Filter these entries, keeping only lines that hold the word "this".

◆ ◆ ◆ ◆

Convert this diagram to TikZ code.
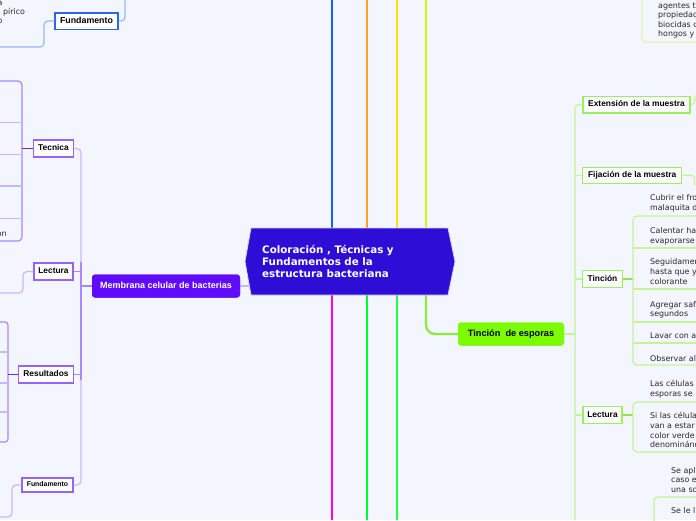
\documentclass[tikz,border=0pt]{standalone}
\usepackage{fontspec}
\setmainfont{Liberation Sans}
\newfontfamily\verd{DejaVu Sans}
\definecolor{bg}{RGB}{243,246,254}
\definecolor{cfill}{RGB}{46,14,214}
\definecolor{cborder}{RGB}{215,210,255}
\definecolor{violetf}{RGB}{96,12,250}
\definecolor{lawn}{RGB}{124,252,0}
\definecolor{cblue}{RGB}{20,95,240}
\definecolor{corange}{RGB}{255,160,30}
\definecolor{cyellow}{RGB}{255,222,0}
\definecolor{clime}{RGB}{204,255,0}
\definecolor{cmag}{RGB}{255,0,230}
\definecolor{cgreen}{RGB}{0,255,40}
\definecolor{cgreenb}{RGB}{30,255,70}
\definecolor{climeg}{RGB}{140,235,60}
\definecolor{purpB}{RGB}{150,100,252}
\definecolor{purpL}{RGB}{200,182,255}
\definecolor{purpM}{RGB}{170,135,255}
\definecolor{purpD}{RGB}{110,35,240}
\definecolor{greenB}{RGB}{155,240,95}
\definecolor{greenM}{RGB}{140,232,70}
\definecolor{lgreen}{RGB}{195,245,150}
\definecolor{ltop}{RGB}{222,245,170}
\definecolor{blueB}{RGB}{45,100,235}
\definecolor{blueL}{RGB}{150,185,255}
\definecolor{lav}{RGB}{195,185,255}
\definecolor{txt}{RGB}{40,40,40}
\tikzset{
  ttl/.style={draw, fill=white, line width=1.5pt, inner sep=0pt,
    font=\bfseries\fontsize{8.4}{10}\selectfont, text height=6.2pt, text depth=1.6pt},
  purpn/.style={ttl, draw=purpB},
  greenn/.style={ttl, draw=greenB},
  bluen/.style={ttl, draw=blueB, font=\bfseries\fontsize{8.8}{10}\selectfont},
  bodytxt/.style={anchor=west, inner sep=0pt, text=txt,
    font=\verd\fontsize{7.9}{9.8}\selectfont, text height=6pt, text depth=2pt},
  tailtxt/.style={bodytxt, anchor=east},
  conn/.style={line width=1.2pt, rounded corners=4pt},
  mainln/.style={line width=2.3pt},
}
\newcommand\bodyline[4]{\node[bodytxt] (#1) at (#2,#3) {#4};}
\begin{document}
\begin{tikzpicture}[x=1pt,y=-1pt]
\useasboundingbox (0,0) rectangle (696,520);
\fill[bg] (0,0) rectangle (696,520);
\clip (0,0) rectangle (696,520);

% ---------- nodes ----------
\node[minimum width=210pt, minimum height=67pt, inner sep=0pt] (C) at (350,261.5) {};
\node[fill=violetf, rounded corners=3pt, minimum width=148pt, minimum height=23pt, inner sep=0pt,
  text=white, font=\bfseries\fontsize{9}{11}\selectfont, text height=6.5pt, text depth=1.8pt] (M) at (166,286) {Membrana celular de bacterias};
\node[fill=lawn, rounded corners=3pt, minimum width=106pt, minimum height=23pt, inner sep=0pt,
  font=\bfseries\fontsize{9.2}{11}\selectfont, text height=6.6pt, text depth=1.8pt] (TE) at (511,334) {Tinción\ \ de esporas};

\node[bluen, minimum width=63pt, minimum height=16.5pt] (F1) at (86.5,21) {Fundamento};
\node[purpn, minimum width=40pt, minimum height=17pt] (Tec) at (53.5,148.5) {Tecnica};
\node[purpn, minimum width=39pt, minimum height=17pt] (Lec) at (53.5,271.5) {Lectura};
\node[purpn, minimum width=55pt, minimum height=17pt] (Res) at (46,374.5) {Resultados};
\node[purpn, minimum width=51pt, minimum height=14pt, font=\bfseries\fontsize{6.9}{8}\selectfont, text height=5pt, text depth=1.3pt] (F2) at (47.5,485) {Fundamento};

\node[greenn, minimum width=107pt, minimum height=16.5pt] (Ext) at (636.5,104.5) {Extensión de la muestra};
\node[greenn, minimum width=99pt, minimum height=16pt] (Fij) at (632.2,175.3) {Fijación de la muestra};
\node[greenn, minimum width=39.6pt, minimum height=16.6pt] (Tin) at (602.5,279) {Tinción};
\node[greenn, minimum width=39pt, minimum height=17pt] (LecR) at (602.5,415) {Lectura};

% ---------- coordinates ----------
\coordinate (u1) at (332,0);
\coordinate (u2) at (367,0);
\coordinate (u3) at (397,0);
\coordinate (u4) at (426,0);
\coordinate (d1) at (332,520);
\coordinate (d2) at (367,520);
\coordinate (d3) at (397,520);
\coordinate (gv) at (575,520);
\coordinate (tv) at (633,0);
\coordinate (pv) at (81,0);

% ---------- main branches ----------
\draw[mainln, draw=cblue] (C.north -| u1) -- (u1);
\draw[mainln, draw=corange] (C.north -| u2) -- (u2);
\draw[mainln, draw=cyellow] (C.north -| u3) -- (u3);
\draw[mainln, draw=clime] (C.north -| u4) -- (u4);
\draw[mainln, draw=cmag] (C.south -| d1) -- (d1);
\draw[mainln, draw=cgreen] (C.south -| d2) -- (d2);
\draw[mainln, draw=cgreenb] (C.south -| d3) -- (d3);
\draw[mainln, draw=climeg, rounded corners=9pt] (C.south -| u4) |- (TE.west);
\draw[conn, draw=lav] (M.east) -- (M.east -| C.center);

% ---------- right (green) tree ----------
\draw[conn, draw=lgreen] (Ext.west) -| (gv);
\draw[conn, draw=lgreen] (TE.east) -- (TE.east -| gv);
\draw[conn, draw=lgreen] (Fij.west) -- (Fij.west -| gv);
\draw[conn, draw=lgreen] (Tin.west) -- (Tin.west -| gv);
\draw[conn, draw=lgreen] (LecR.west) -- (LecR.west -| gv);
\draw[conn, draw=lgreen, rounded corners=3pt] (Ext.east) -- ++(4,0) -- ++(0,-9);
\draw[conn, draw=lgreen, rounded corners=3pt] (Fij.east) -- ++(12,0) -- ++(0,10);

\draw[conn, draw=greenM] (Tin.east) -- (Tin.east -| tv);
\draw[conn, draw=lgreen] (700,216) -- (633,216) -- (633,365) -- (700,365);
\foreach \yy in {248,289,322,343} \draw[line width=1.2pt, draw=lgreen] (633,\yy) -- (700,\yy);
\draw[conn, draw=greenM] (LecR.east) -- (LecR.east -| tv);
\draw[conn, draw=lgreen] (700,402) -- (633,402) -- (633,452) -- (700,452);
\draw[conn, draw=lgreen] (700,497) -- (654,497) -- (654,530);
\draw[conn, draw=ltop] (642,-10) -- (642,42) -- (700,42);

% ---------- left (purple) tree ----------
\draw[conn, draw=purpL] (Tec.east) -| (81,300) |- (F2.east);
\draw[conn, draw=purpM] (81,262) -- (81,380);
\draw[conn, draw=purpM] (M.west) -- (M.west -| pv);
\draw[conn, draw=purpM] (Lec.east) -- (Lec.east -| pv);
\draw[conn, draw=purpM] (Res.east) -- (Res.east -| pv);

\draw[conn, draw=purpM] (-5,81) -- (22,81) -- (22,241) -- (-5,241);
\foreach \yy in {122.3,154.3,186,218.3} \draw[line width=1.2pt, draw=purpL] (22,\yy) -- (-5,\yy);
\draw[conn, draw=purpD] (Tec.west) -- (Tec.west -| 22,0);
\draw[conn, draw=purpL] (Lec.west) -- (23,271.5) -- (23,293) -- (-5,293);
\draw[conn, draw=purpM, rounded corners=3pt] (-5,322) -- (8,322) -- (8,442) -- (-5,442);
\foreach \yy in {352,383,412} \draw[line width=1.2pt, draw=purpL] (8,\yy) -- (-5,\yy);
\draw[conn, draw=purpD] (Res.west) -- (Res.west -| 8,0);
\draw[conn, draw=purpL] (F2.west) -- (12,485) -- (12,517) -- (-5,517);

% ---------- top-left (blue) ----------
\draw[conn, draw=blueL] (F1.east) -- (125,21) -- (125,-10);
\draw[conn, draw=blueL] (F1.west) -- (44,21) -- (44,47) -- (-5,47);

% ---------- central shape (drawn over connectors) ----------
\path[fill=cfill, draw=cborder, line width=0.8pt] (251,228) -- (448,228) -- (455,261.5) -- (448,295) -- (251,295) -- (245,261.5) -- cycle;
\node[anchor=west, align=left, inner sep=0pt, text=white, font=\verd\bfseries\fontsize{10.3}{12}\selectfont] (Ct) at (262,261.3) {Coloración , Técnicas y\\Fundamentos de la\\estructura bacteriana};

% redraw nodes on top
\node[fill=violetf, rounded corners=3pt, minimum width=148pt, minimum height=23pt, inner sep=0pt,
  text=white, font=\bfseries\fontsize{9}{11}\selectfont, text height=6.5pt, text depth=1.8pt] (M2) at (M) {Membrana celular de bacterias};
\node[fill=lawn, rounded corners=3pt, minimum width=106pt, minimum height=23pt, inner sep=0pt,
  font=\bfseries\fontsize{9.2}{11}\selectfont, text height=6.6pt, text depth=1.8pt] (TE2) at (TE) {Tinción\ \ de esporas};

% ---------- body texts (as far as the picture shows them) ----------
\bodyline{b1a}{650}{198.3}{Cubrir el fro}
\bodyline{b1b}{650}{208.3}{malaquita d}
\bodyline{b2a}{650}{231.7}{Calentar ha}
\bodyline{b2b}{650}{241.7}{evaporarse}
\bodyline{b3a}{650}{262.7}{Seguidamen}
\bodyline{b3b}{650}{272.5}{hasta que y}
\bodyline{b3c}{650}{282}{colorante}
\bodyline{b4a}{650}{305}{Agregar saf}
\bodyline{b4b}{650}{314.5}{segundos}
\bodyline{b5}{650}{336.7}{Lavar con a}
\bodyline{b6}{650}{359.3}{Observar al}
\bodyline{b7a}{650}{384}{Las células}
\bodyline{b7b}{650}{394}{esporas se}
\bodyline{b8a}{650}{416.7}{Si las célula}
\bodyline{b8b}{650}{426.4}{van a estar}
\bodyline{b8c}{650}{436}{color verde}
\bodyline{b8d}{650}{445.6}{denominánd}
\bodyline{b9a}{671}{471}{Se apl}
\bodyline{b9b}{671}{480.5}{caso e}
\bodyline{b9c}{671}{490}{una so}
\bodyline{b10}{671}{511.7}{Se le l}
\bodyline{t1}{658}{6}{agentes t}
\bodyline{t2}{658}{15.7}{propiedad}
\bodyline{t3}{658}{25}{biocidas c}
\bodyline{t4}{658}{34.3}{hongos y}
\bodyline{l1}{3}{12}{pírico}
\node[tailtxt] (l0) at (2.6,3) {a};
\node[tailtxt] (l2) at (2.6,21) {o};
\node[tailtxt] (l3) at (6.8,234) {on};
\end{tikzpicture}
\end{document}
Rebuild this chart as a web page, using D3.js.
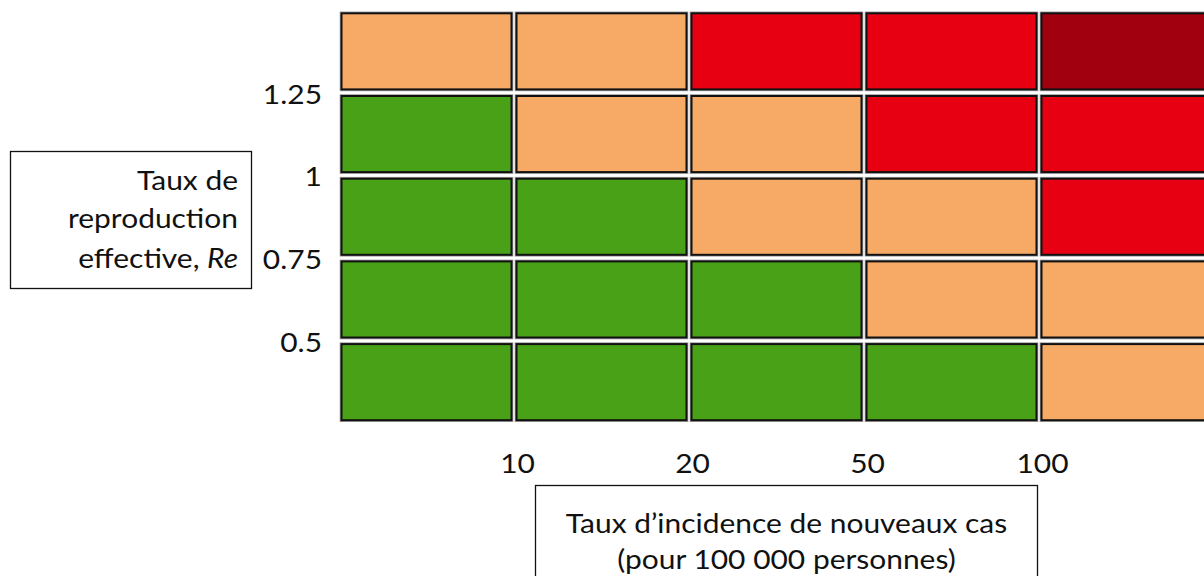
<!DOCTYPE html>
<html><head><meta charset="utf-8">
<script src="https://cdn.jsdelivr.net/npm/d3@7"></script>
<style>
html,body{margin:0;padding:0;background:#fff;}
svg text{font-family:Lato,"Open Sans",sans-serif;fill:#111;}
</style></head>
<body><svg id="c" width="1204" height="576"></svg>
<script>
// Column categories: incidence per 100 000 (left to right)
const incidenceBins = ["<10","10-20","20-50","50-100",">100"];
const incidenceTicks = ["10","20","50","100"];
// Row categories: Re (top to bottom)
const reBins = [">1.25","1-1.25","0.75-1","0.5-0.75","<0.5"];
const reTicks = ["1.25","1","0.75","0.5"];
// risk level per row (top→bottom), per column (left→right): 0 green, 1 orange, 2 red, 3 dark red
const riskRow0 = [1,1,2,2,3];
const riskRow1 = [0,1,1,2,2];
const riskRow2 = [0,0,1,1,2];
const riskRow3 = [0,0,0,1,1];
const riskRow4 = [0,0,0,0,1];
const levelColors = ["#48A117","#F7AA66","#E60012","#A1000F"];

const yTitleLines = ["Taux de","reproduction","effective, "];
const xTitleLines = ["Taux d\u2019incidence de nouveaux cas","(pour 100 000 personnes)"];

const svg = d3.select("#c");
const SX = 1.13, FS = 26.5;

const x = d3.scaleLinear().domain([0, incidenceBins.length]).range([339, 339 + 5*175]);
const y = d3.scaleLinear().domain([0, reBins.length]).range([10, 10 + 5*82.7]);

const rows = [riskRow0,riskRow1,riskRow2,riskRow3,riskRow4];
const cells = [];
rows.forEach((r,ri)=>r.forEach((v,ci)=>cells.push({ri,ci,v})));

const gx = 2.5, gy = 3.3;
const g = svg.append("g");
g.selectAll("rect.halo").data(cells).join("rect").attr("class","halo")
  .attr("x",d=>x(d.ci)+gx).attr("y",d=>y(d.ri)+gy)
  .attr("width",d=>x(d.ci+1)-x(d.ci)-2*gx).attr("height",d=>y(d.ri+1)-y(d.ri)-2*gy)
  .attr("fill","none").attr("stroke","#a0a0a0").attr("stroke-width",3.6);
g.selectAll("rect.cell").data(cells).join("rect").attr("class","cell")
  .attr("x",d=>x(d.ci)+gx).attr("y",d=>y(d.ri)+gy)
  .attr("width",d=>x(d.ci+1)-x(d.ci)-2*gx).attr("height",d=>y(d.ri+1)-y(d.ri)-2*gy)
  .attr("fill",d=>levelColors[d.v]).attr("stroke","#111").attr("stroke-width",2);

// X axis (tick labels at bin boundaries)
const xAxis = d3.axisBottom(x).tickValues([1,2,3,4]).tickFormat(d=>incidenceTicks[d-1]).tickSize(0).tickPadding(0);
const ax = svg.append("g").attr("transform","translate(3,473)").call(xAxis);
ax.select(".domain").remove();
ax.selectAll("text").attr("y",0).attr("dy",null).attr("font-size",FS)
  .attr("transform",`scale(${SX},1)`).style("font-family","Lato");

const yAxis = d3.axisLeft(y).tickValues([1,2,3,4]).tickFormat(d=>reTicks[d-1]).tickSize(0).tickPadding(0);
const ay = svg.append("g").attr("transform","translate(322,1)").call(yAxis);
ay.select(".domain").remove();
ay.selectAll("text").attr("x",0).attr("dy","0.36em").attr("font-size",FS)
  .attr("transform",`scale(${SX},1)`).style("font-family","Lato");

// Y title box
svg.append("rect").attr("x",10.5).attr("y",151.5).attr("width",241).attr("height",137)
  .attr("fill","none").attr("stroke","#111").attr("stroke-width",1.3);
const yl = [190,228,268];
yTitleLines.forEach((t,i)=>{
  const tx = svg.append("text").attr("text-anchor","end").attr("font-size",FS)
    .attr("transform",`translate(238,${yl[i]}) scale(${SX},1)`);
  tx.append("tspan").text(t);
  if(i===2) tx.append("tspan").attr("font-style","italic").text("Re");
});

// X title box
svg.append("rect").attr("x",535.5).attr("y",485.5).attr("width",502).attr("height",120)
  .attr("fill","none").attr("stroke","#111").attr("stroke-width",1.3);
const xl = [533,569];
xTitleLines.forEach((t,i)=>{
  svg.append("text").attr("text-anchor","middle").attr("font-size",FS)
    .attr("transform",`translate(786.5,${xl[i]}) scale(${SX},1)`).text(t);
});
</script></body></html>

◆ ◆ ◆ ◆

§ Exercise response:
Convert this diagram to TikZ code.
Rebuild this chart as a web page, using D3.js.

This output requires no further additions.